Any positions Bits shifting to right

[Mtech1]

I am having difficulties understanding how to shift bits that are not in sequence.

I understand shifting bits in sequence, like (7 to 4) or (7, 6). For instance, shifting the higher nibble to the right is achieved by using 'byte = byte >> 4,' resulting in 0000 11100.

Similarly, shifting only two bits (7, 6) to the right is done with 'byte = byte >> 2,' which gives 0000 0011.

However, I'm struggling to understand how to perform bit shifts for non-sequential positions like (6, 3) or (4, 2).

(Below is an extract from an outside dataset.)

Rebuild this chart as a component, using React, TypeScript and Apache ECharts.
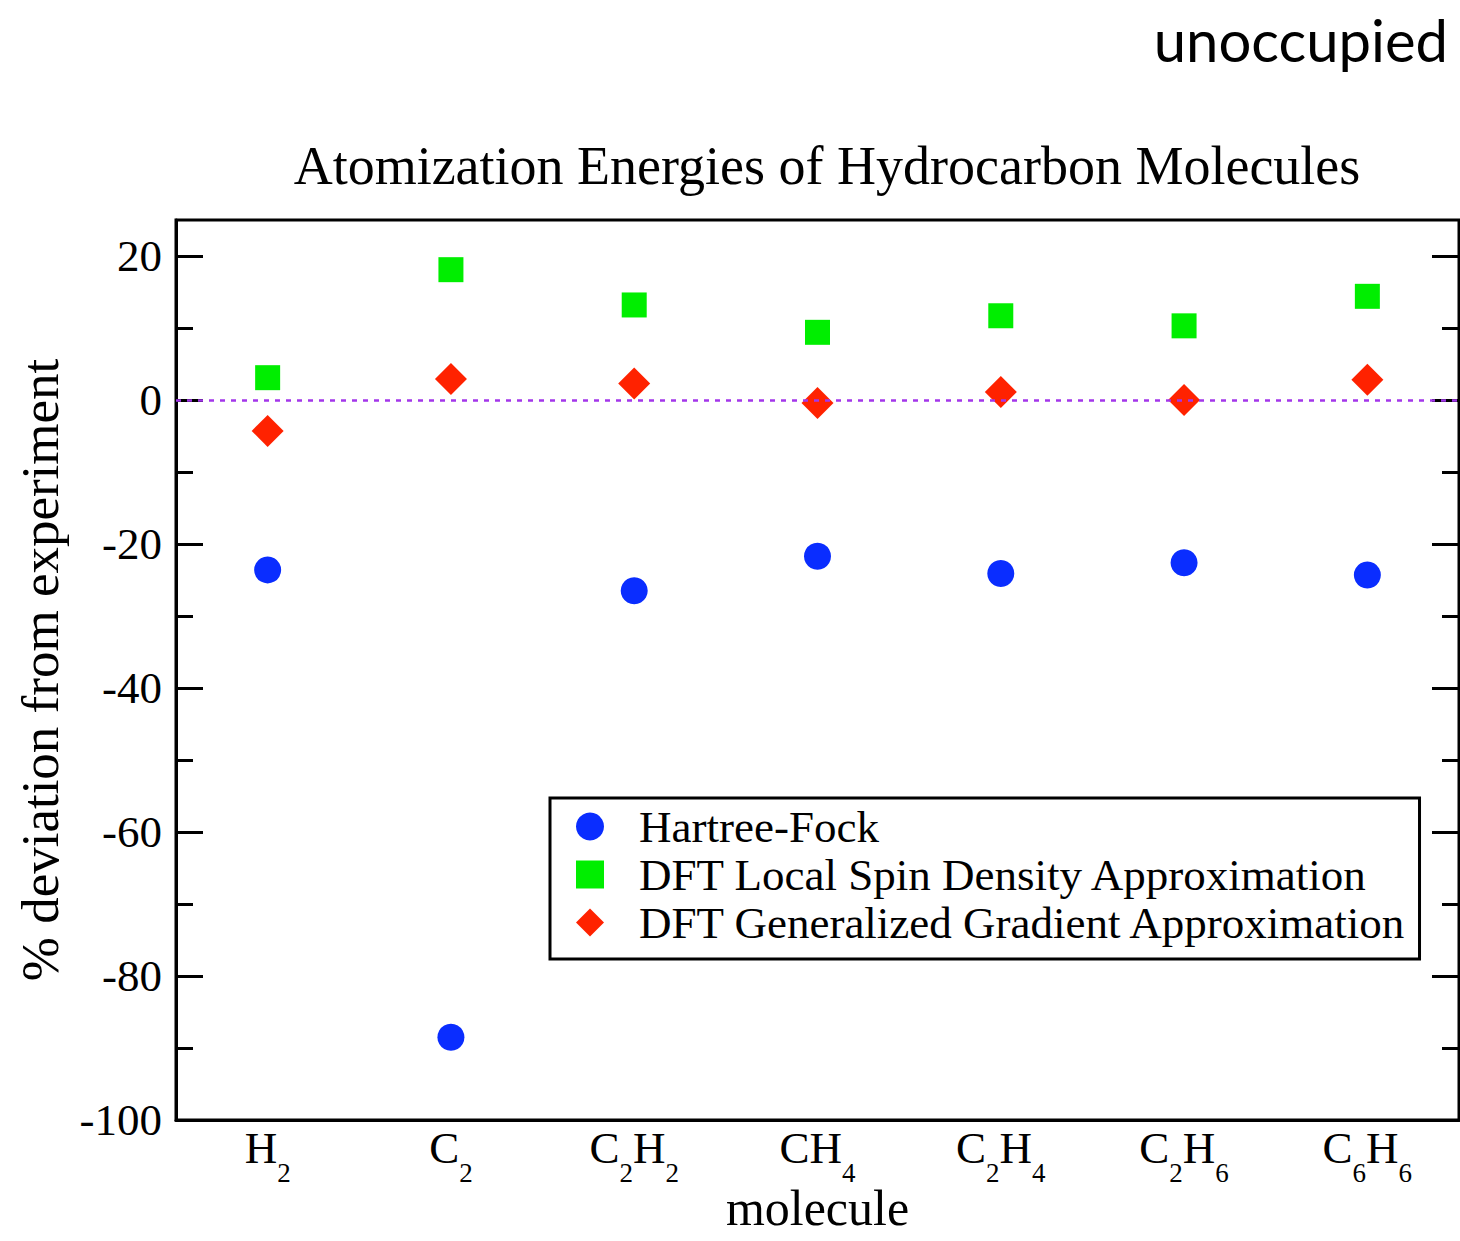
import React, { useEffect, useRef } from "react";
import * as echarts from "echarts";

// Molecules along the x axis (subscripts written as rich-text tokens)
const molecules = ["H2", "C2", "C2H2", "CH4", "C2H4", "C2H6", "C6H6"];
const moleculeLabels = [
  "H{sub|2}",
  "C{sub|2}",
  "C{sub|2}H{sub|2}",
  "CH{sub|4}",
  "C{sub|2}H{sub|4}",
  "C{sub|2}H{sub|6}",
  "C{sub|6}H{sub|6}",
];

// % deviation of computed atomization energies from experiment
const hartreeFock = [-23.6, -88.5, -26.5, -21.7, -24.1, -22.6, -24.3];
const lsda = [3.1, 18.1, 13.2, 9.4, 11.7, 10.3, 14.4];
const gga = [-4.3, 2.9, 2.3, -0.4, 1.1, 0.0, 2.8];

const majorTicks = [-100, -80, -60, -40, -20, 0, 20];
const minorTicks = [-90, -70, -50, -30, -10, 10];

const SERIF = "'Liberation Serif', 'DejaVu Serif', serif";

export default function App() {
  const ref = useRef<HTMLDivElement>(null);

  useEffect(() => {
    if (!ref.current) return;
    const chart = echarts.init(ref.current, undefined, { renderer: "svg" });

    const majorAxis = (position: "left" | "right", showLabels: boolean) => ({
      type: "value",
      position,
      min: -100,
      max: 25,
      axisLine: { show: position === "left", lineStyle: { color: "#000", width: 3 } },
      axisTick: {
        show: true,
        inside: true,
        length: 27,
        customValues: majorTicks,
        lineStyle: { color: "#000", width: 3 },
      },
      axisLabel: {
        show: showLabels,
        customValues: majorTicks,
        fontFamily: SERIF,
        fontSize: 45,
        color: "#000",
        margin: 14,
      },
      splitLine: { show: false },
    });

    const minorAxis = (position: "left" | "right") => ({
      type: "value",
      position,
      min: -100,
      max: 25,
      axisLine: { show: false },
      axisTick: {
        show: true,
        inside: true,
        length: 17,
        customValues: minorTicks,
        lineStyle: { color: "#000", width: 3 },
      },
      axisLabel: { show: false },
      splitLine: { show: false },
    });

    chart.setOption({
      animation: false,
      backgroundColor: "#fff",
      title: {
        text: "Atomization Energies of Hydrocarbon Molecules",
        left: 822,
        textAlign: "center",
        top: 134,
        textStyle: {
          fontFamily: SERIF,
          fontSize: 54,
          fontWeight: "normal",
          color: "#000",
        },
      },
      graphic: [
        {
          type: "text",
          right: 12,
          top: 10,
          style: {
            text: "unoccupied",
            fontFamily: "Lato, 'Noto Sans', sans-serif",
            fontSize: 58,
            fill: "#000",
          },
        },
      ],
      grid: {
        left: 176,
        top: 220,
        right: 1,
        bottom: 121,
        outerBoundsMode: "none",
        show: true,
        borderColor: "#000",
        borderWidth: 3,
        backgroundColor: "transparent",
      },
      legend: {
        orient: "vertical",
        left: 550,
        top: 798,
        padding: [6, 12, 14, 26],
        itemGap: 3,
        itemWidth: 28,
        itemHeight: 28,
        backgroundColor: "#fff",
        borderColor: "#000",
        borderWidth: 3,
        textStyle: {
          fontFamily: SERIF,
          fontSize: 45,
          lineHeight: 40,
          color: "#000",
          padding: [0, 0, 0, 30],
        },
        data: [
          { name: "Hartree-Fock", icon: "circle" },
          { name: "DFT Local Spin Density Approximation", icon: "rect" },
          { name: "DFT Generalized Gradient Approximation", icon: "diamond" },
        ],
      },
      xAxis: {
        type: "category",
        data: molecules,
        boundaryGap: true,
        name: "molecule",
        nameLocation: "middle",
        nameGap: 64,
        nameMoveOverlap: false,
        nameTextStyle: { fontFamily: SERIF, fontSize: 50, lineHeight: 48, color: "#000" },
        axisLine: { onZero: false, lineStyle: { color: "#000", width: 3 } },
        axisTick: { show: false },
        axisLabel: {
          interval: 0,
          margin: 6,
          color: "#000",
          formatter: (_v: string, i: number) => moleculeLabels[i],
          fontFamily: SERIF,
          fontSize: 45,
          lineHeight: 44,
          verticalAlign: "top",
          rich: {
            // subscript digits sit lower and smaller
            sub: {
              fontFamily: SERIF,
              fontSize: 27,
              lineHeight: 27,
              verticalAlign: "top",
              padding: [33, 0, 0, 0],
              color: "#000",
            },
          },
        },
        splitLine: { show: false },
      },
      yAxis: [
        {
          ...majorAxis("left", true),
          name: "% deviation from experiment",
          nameLocation: "middle",
          nameGap: 110,
          nameTextStyle: { fontFamily: SERIF, fontSize: 53, color: "#000" },
        },
        minorAxis("left"),
        majorAxis("right", false),
        minorAxis("right"),
      ],
      series: [
        {
          name: "Hartree-Fock",
          type: "scatter",
          yAxisIndex: 0,
          symbol: "circle",
          symbolSize: 27,
          itemStyle: { color: "#0a2dff", opacity: 1 },
          data: hartreeFock,
          markLine: {
            silent: true,
            symbol: "none",
            label: { show: false },
            lineStyle: { color: "#a336ea", width: 2.5, type: [5, 6], opacity: 1 },
            data: [{ yAxis: 0 }],
          },
        },
        {
          name: "DFT Local Spin Density Approximation",
          type: "scatter",
          yAxisIndex: 0,
          symbol: "rect",
          symbolSize: 25,
          itemStyle: { color: "#00ee00", opacity: 1 },
          data: lsda,
        },
        {
          name: "DFT Generalized Gradient Approximation",
          type: "scatter",
          yAxisIndex: 0,
          symbol: "diamond",
          symbolSize: [32, 32],
          itemStyle: { color: "#ff2200", opacity: 1 },
          data: gga,
        },
      ],
    });

    return () => chart.dispose();
  }, []);

  return (
    <div
      ref={ref}
      style={{ position: "fixed", left: 0, top: 0, width: 1460, height: 1241 }}
    />
  );
}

For example, if we take the byte 1100 0101 and want to shift the bits (6, 3) to the right, or (4, 1), it's not clear to me how to perform these bit shifts.

 

[betwixt]

There is no mathematical solution but there are methods:
1. Look up table - big but very fast.
2. probably easiest - declare a new variable 'OutVariable' with value zero, do a bit by bit check and set the result in it. Something like this

if(InVariable & 0x01) OutVariable |= (1 << NewBit0Position);
if(inVariable & 0x02) OutVariable |= (1 << NewBit1Position);
if(inVariable & 0x04) Outvariable |= (1 << NewBit2Position);
.
.
if(InVariable & 0x80) OutVariable |= (1 << NewBit7Position);

That will rearrange any bit in 'InVariable' to a new position in 'OutVariable' in 8 instructions.

Brian.

 

[KlausST]

Hi,

it always shifts all bits. There is no shift of only bits 7:4 or 7,6

a Logic Shift Right is:
* ALL bits are shifted one bit to the right ...
* the LSB is lost
* the MSB becomes 0.

using 'byte = byte >> 4,' resulting in 0000 11100.

there´s something wrong. One byte is 8 bits, but you show 9 bits.

   [ D7 D6 D5 D4 D3 D2 D1 D0 ]
      |  |  |  |  |  |  |  |
-->[  0 D7 D6 D5 D4 D3 D2 D1 ] (D0 = lost)

However, I'm struggling to understand how to perform bit shifts for non-sequential positions like (6, 3) or (4, 2).

For example, if we take the byte 1100 0101 and want to shift the bits (6, 3) to the right, or (4, 1), it's not clear to me how to perform these bit shifts.

Please draw a sketch of
* the input byte,
* the expected output
* and describe which bits should move
* and how you expect the other bits to behave

Klaus

 

[Mtech1]

I think I'm overthinking the problem, and I need to keep it simple. Sorry for wasting your time. I thought this might be a common issue dealt with in embedded systems, but I realize now that it doesn't make sense to dwell on it. I believe I've done enough with bitwise operators, and it's time to move on to the next topic.

 

[yazmeh]

Certainly, understanding bit shifts can indeed be tricky, especially when dealing with non-sequential positions. Let's break down how to perform bit shifts for positions like (6, 3) or (4, 1).

For shifting bits (6, 3) to the right:

1. First, create a mask for the bits you want to preserve. In this case, the mask would be '0011 1100.'
2. Apply the mask using a bitwise AND operation to preserve the bits you want: 'byte = byte & 0011 1100.'
3. Next, shift the preserved bits to the right by 3 positions: 'byte = byte >> 3.'

For shifting bits (4, 1) to the right:

1. Create a mask for the bits to preserve. The mask for this case would be '0001 1110.'
2. Preserve the bits you want using bitwise AND: 'byte = byte & 0001 1110.'
3. Shift the preserved bits to the right by 1 position: 'byte = byte >> 1.'

In essence, when dealing with non-sequential positions, you use masks to isolate the bits you want to preserve, perform the shift on the preserved bits, and then combine the results if needed. This approach allows you to selectively manipulate specific bits within a byte, even if they are not adjacent.

 

[FvM]

Basic problem of the original question is lack of clarity. As stated by KlausST, it doesn't tell how the value of each output bit shall be set.

For shifting bits (6, 3) to the right:

1. First, create a mask for the bits you want to preserve. In this case, the mask would be '0011 1100.'

Despite of ambiguity, post #1 tells at least that "bits(6,3)" refers to non-sequential bits in contrast to e.g. "bits(7 to 4)". Thus the suggested bit masks can't be right.